Author's Notes: I probably should have published this closer to when this episode aired but whatever, better late than never. Enjoy!


We were racing down the corridor, still looking for Bart, when you turned the corner.

"You!"

You turned; your pale green eyes widened in shock as I landed in a fighting stance. I wasn't going to give you a chance to hurt either of us. Not again.

"Murderer!"

I attacked. The mere seconds you had to build up a mental defense were nowhere near enough to stop the full force of my power, pain and fury.

I wasn't going to just brain-blast you into submission. I didn't just want to hurt you; more than that I wanted answers, answers to the hundreds of questions that had been plaguing me ever since you left.

Why?

Why had you left the Team? I could understand wanting to grieve, like Garth; I could understand being afraid or wanting a normal life now, like Wally and Artemis. But how could you be so angry with us? Did you think we wanted Tula to die, that we just didn't care what happened to her? She was our friend, Kaldur! Don't you know how guilty Nightwing felt about ordering her on that mission? Didn't you see how much the rest of us mourned her, and how much we tried to help you while we were suffering ourselves? Or were you so wrapped up in your own twisted grief that you ignored it, all so you could have an excuse to blame us instead?

Why had you gone to Black Manta, of all people? You blame us for not preventing Tula's death, but how many times has Black Manta tried to kill her, not to mention Aquaman, Garth and you? He never cared that you were his son, so why did it matter when you found out that he was actually your biological father? I've seen you with your mother, and I've seen you with Aquaman and Mr. Durham, both of whom always treated you like a son. Was this secret they kept from you so horrible that it destroyed every other relationship you ever had, including with all of us? Did our love and friendship really pale in comparison to a few measly pieces of DNA?
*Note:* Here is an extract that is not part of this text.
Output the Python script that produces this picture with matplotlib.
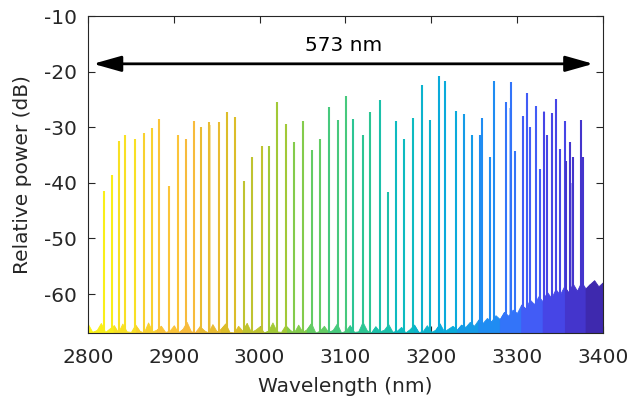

Why did you kidnap La'gaan, Gar and Bart, and taken them to this horrible place to be tortured? What kind of monster are you?! Even if you could do it to Bart, what about the others? La'gaan idolized you—he wouldn't even have joined the Team if not for you, you were practically his mentor, and now this is how you treat him? And Gar—he was in awe of you before he even met you, back when he lived in Qurac and had an Aqualad poster up in his room. You were like a big brother to him; have you forgotten all the times you took him exploring the ocean, how much he loved all the weird sea creatures you showed him. Did none of that mean anything to you? Was there anyone on the Team you cared about enough not to sell out to the Light and these invaders they're working with?

And why, why, why had you killed Artemis? She was your teammate, your friend! And you just...murdered her in cold blood, like she was nobody! How could you put us through that again?! Losing Robin, losing Tula, losing you, all that wasn't enough pain for everyone, you wanted more?! You lost one person you loved and you wanted to add to the body count?! Did you even think about Wally, think about Artemis' mother, think about me or Zatanna or Nightwing or Raquel or any of the people who loved her as much as you loved Tula?! Did you really hate us all so much, now? Or did you just hate Artemis? That was it, wasn't it—you hated her for proving how good someone with bad parents could be, and proving that whatever excuses you give, you're really just sick and evil, a monsterwho had somehow convinced all of us that you were our friend?!

I tore through your brain looking for the answers, and I found them, ripped them out of your mind so that I could finally know why you did all these horrible things. I saw the plan you made with Nightwing. I saw the way you faked Artemis' death. I saw that you were acting, that you were passing information to us, that you were trying as best you could to prevent Black Manta's plans and hating yourself every time you failed.

"No..."

I fell to my knees, like you. I heard, as if from a thousand miles away, Gar call my voice as he shook my shoulder. And I saw Tigress—no, Artemis—turn the corner, registered her shock seeing you broken on the floor.

And all I could think was one last question.

Why hadn't I listened to Conner before?